![]() | The examples and perspective in this article may not represent a worldwide view of the subject. (October 2018) |
Share repurchase, also known as share buyback or stock buyback, is the re-acquisition by a company of its own shares.[1] It represents an alternate and more flexible way (relative to dividends) of returning money to shareholders.[2] When used in coordination with increased corporate leverage, buybacks can increase share prices.[3]
In most countries, a corporation can repurchase its own stock by distributing cash to existing shareholders in exchange for a fraction of the company's outstanding equity; that is, cash is exchanged for a reduction in the number of shares outstanding.
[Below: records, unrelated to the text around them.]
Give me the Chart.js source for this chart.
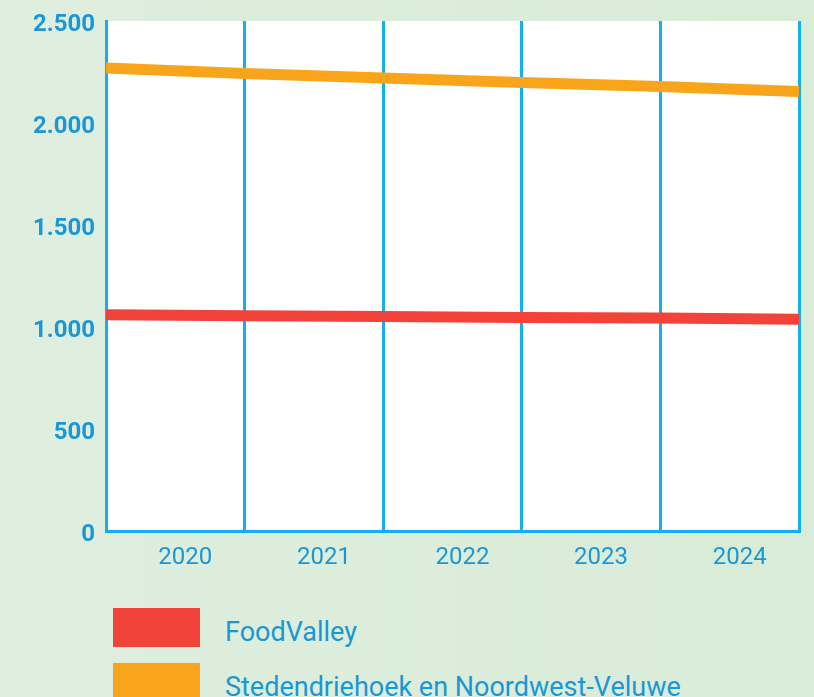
<!DOCTYPE html>
<html>
<head>
<meta charset="utf-8">
<script src="https://cdn.jsdelivr.net/npm/chart.js@4/dist/chart.umd.min.js"></script>
<style>
  html, body { margin: 0; padding: 0; }
  body {
    width: 814px; height: 697px; overflow: hidden; position: relative;
    background: linear-gradient(90deg, #dfeedf 0%, #dbedda 60%, #d9ecd8 100%);
    font-family: Roboto, "Noto Sans", sans-serif;
  }
  #wrap { position: absolute; left: 0; top: 0; width: 814px; height: 590px; }
  .lg-row { position: absolute; left: 113px; height: 39px; }
  .lg-box { position: absolute; left: 0; top: 0; width: 87px; height: 39px; }
  .lg-text { position: absolute; left: 112px; top: 5px; line-height: 39px; white-space: nowrap;
             font-size: 27px; color: #1a97d5; font-family: Roboto, sans-serif; }
</style>
</head>
<body>
<div id="wrap"><canvas id="c"></canvas></div>
<div id="legend"></div>
<script>
// ---- data ----
const years = ['2020', '2021', '2022', '2023', '2024'];
const periodBounds = [2020, 2021, 2022, 2023, 2024, 2025];
const seriesNames = ['FoodValley', 'Stedendriehoek en Noordwest-Veluwe'];
const foodValley = [1060, 1055, 1051, 1047, 1044, 1038];
const stedendriehoek = [2270, 2243, 2221, 2199, 2179, 2154];
const seriesColors = ['#f1433a', '#f9a51c'];

const blue = '#12b0ec';
const textBlue = '#1a97d5';

function fmt(v) {
  return String(v).replace(/\B(?=(\d{3})+(?!\d))/g, '.');
}

const plotBg = {
  id: 'plotBg',
  beforeDraw(chart) {
    const a = chart.chartArea;
    const ctx = chart.ctx;
    ctx.save();
    ctx.fillStyle = '#ffffff';
    ctx.fillRect(a.left, a.top, a.right - a.left, a.bottom - a.top);
    ctx.restore();
  }
};

const seriesValues = [foodValley, stedendriehoek];
const datasets = seriesValues.map((vals, i) => ({
  label: seriesNames[i],
  data: vals.map((v, j) => ({ x: periodBounds[j], y: v })),
  borderColor: seriesColors[i],
  backgroundColor: seriesColors[i],
  borderWidth: 11,
  pointRadius: 0,
  tension: 0,
  xAxisID: 'x',
  yAxisID: 'y'
}));

new Chart(document.getElementById('c'), {
  type: 'line',
  data: { datasets },
  plugins: [plotBg],
  options: {
    responsive: true,
    maintainAspectRatio: false,
    animation: false,
    layout: { padding: { left: 0, right: 15, top: 21, bottom: 0 } },
    plugins: { legend: { display: false }, tooltip: { enabled: false } },
    scales: {
      x: {
        type: 'linear',
        position: 'bottom',
        min: periodBounds[0],
        max: periodBounds[periodBounds.length - 1],
        ticks: { display: false, stepSize: 1 },
        grid: { color: blue, lineWidth: 3, drawTicks: false },
        border: { display: true, color: blue, width: 3 },
        afterFit(s) { s.height = 0; }
      },
      xLabels: {
        type: 'category',
        position: 'bottom',
        labels: years,
        offset: true,
        grid: { display: false, drawTicks: false },
        border: { display: false },
        ticks: {
          color: textBlue,
          padding: 13,
          labelOffset: 10,
          font: { family: 'Roboto', size: 24, weight: 'normal' }
        },
        afterFit(s) { s.height = 59; s.paddingLeft = 0; s.paddingRight = 0; }
      },
      y: {
        min: 0,
        max: 2500,
        ticks: {
          stepSize: 500,
          color: textBlue,
          padding: 11,
          labelOffset: 4,
          font: { family: 'Roboto', size: 24, weight: 'bold' },
          callback: (v) => fmt(v)
        },
        grid: { display: false, drawTicks: false },
        border: { display: true, color: blue, width: 3 },
        afterFit(s) { s.width = 106; s.paddingTop = 0; s.paddingBottom = 0; }
      }
    }
  }
});

// legend (HTML, built from the series arrays)
const lg = document.getElementById('legend');
seriesNames.forEach((name, i) => {
  const row = document.createElement('div');
  row.className = 'lg-row';
  row.style.top = (608 + i * 55) + 'px';
  const box = document.createElement('div');
  box.className = 'lg-box';
  box.style.background = seriesColors[i];
  const t = document.createElement('div');
  t.className = 'lg-text';
  t.textContent = name;
  row.appendChild(box);
  row.appendChild(t);
  lg.appendChild(row);
});
</script>
</body>
</html>
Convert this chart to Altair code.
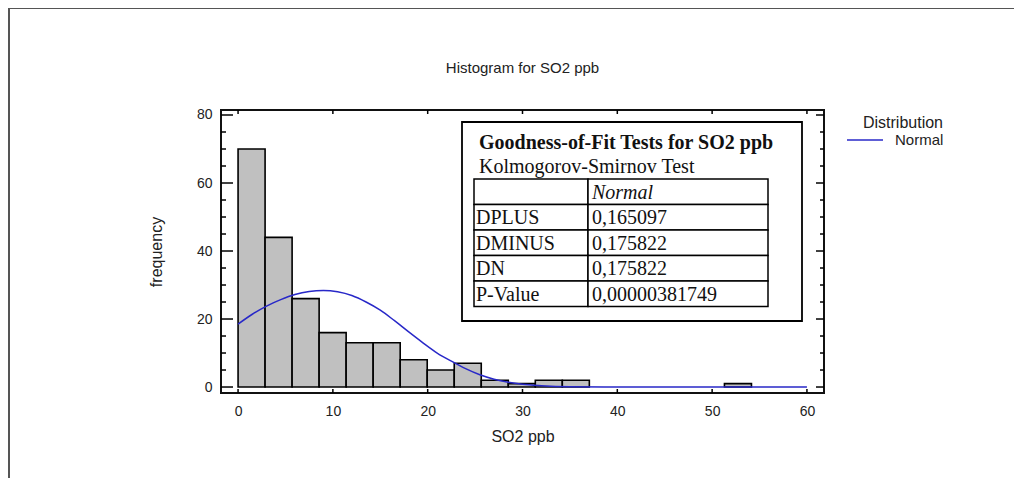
import altair as alt
import pandas as pd

# ---------------- data ----------------
bin_lo = [0.0, 2.85, 5.70, 8.55, 11.40, 14.25, 17.10, 19.95, 22.80, 25.65,
          28.50, 31.35, 34.20, 37.05, 39.90, 42.75, 45.60, 48.45, 51.30]
bin_hi = [2.85, 5.70, 8.55, 11.40, 14.25, 17.10, 19.95, 22.80, 25.65, 28.50,
          31.35, 34.20, 37.05, 39.90, 42.75, 45.60, 48.45, 51.30, 54.15]
freq = [70, 44, 26, 16, 13, 13, 8, 5, 7, 2, 1, 2, 2, 0, 0, 0, 0, 0, 1]

curve_x = [0, 1.5, 3, 4.5, 6, 7.5, 9, 10.5, 12, 13.5, 15, 16.5, 18, 19.5,
           21, 22.5, 24, 25.5, 27, 28.5, 30, 32, 35, 40, 45, 50, 55, 60]
curve_y = [18.5, 21.4, 23.8, 25.7, 27.2, 28.1, 28.4, 28.0, 26.9, 25.0,
           22.6, 19.5, 16.2, 13.0, 10.0, 7.6, 5.4, 3.6, 2.3, 1.4,
           0.8, 0.4, 0.1, 0.0, 0.0, 0.0, 0.0, 0.0]
dist_name = "Normal"

x_ticks = [0, 10, 20, 30, 40, 50, 60]
y_ticks = [0, 20, 40, 60, 80]
y_minor = [5, 10, 15, 25, 30, 35, 45, 50, 55, 65, 70, 75]

chart_title = "Histogram for SO2 ppb"
x_title = "SO2 ppb"
y_title = "frequency"
legend_title = "Distribution"

gof_title = "Goodness-of-Fit Tests for SO2 ppb"
gof_sub = "Kolmogorov-Smirnov Test"
gof_header = "Normal"
gof_labels = ["DPLUS", "DMINUS", "DN", "P-Value"]
gof_values = ["0,165097", "0,175822", "0,175822", "0,00000381749"]

# ---------------- layout / style ----------------
W, H = 603, 283
BLUE = "#2828c8"
SANS = "Liberation Sans"
SERIF = "Liberation Serif"

xs = alt.Scale(domain=[-1.8, 61.8], nice=False, zero=False)
ys = alt.Scale(domain=[-1.76, 81.47], nice=False, zero=False)

xaxis = alt.Axis(
    values=x_ticks, title=x_title, grid=False, domain=False, ticks=False,
    tickSize=0, labelPadding=11, labelFont=SANS, labelFontSize=14,
    labelColor="#222", titleFont=SANS, titleFontSize=16,
    titleFontWeight="normal", titleColor="#222", titleX=301.5, titleY=43,
    titleBaseline="middle", titleAlign="center")
yaxis = alt.Axis(
    values=y_ticks, title=y_title, grid=False, domain=False, ticks=False,
    tickSize=0, labelPadding=9, labelFont=SANS, labelFontSize=14,
    labelColor="#222", titleFont=SANS, titleFontSize=16,
    titleFontWeight="normal", titleColor="#222", titleX=-65, titleY=141.5,
    titleAngle=270, titleBaseline="middle", titleAlign="center")

hist_df = pd.DataFrame({"lo": bin_lo, "hi": bin_hi, "freq": freq,
                        "base": [0] * len(freq)})
curve_df = pd.DataFrame({"x": curve_x, "y": curve_y,
                         "dist": [dist_name] * len(curve_x)})

bars = alt.Chart(hist_df).transform_filter("datum.freq > 0").mark_rect(
    fill="#c0c0c0", stroke="#000", strokeWidth=1.6
).encode(
    x=alt.X("lo:Q", scale=xs, axis=xaxis),
    x2="hi:Q",
    y=alt.Y("freq:Q", scale=ys, axis=yaxis),
    y2="base:Q",
)

line = alt.Chart(curve_df).mark_line(strokeWidth=1.5, interpolate="monotone").encode(
    x=alt.X("x:Q", scale=xs, axis=xaxis),
    y=alt.Y("y:Q", scale=ys, axis=yaxis),
    color=alt.Color("dist:N", scale=alt.Scale(domain=[dist_name], range=[BLUE]),
                    legend=alt.Legend(
                        title=legend_title, orient="none", legendX=625, legendY=5,
                        symbolType="stroke", symbolSize=1296, symbolStrokeWidth=1.5,
                        labelOffset=11, labelFont=SANS, labelFontSize=15,
                        labelColor="#222", titleFont=SANS, titleFontSize=16,
                        titleFontWeight="normal", titleColor="#222",
                        titleAnchor="end", titlePadding=-10, padding=0)),
)

layers = [bars, line]

# inward tick marks on the four sides of the frame
def yrule(vals, x0, x1):
    return alt.Chart(pd.DataFrame({"v": vals})).mark_rule(
        color="#000", strokeWidth=1.5, clip=False).encode(
        y=alt.Y("v:Q", scale=ys, axis=yaxis), x=alt.value(x0), x2=alt.value(x1))

def xrule(vals, y0, y1):
    return alt.Chart(pd.DataFrame({"v": vals})).mark_rule(
        color="#000", strokeWidth=1.5, clip=False).encode(
        x=alt.X("v:Q", scale=xs, axis=xaxis), y=alt.value(y0), y2=alt.value(y1))

layers += [yrule(y_ticks, 0, 12), yrule(y_minor, 0, 5),
           yrule(y_ticks, W, W - 8), yrule(y_minor, W, W - 4),
           xrule(x_ticks, H, H - 4), xrule(x_ticks, 0, 4)]

one = pd.DataFrame({"a": [0]})

def rect(x0, x1, y0, y1, sw=1.5):
    return alt.Chart(one).mark_rect(fill="white", stroke="#000", strokeWidth=sw,
                                    clip=False).encode(
        x=alt.value(x0), x2=alt.value(x1), y=alt.value(y0), y2=alt.value(y1))

def text(t, x, y, size=20, weight="normal", style="normal", font=SERIF,
         color="#111", align="left"):
    return alt.Chart(pd.DataFrame({"t": [t]})).mark_text(
        font=font, fontSize=size, fontWeight=weight, fontStyle=style,
        color=color, align=align, baseline="middle", clip=False).encode(
        x=alt.value(x), y=alt.value(y), text="t:N")

# chart title
layers.append(text(chart_title, W / 2, -42, size=15, font=SANS, color="#222",
                   align="center"))

# goodness-of-fit inset
BX0, BX1, BY0, BY1 = 241, 581, 12, 211
TX0, TXM, TX1 = 253, 367, 547
TY0, RH = 69, 25.5
layers.append(rect(BX0, BX1, BY0, BY1, 1.8))
layers.append(text(gof_title, 258, 33, weight="bold"))
layers.append(text(gof_sub, 258, 57))
for r in range(len(gof_labels) + 1):
    y0 = TY0 + RH * r
    layers.append(rect(TX0, TXM, y0, y0 + RH))
    layers.append(rect(TXM, TX1, y0, y0 + RH))
layers.append(text(gof_header, TXM + 4, TY0 + RH / 2 + 1, style="italic"))
for i, (lab, val) in enumerate(zip(gof_labels, gof_values)):
    yc = TY0 + RH * (i + 1) + RH / 2 + 1
    layers.append(text(lab, TX0 + 2, yc))
    layers.append(text(val, TXM + 4, yc))

# outer window frame (left and top edges)
layers.append(alt.Chart(one).mark_rule(color="#555", strokeWidth=2, clip=False).encode(
    x=alt.value(-212), y=alt.value(-102), y2=alt.value(H + 90)))
layers.append(alt.Chart(one).mark_rule(color="#555", strokeWidth=2, clip=False).encode(
    x=alt.value(-212), x2=alt.value(W + 190), y=alt.value(-102)))

chart = alt.layer(*layers).properties(
    width=W, height=H,
    autosize=alt.AutoSizeParams(type="none"),
    padding={"left": 213, "top": 102, "right": 190, "bottom": 85},
    background="white",
).configure_view(stroke="#111", strokeWidth=2)

chart.save("out.html", embed_options={"renderer": "svg", "actions": False})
The company either retires the repurchased shares or keeps them as treasury stock, available for re-issuance.
Under U.S. corporate law, there are six primary methods of stock repurchase: open market, private negotiations, repurchase "put" rights, two variants of self-tender repurchase (a fixed price tender offer and a Dutch auction), and accelerate repurchases.[4] More than 95% of the buyback programs worldwide are through an open-market method,[2] whereby the company announces the buyback program and then repurchases shares in the open market (stock exchange). In the late 20th and the early 21st century, there was a sharp rise in the volume of share repurchases in the United States: US$5 billion in 1980 rose to US$349 billion in 2005. Large share repurchases started later in Europe than in the United States, but are nowadays a common practice around the world.[5]
U.S. Securities and Exchange Commission (SEC) rule 10b-18 sets requirements for stock repurchase in the United States.[6]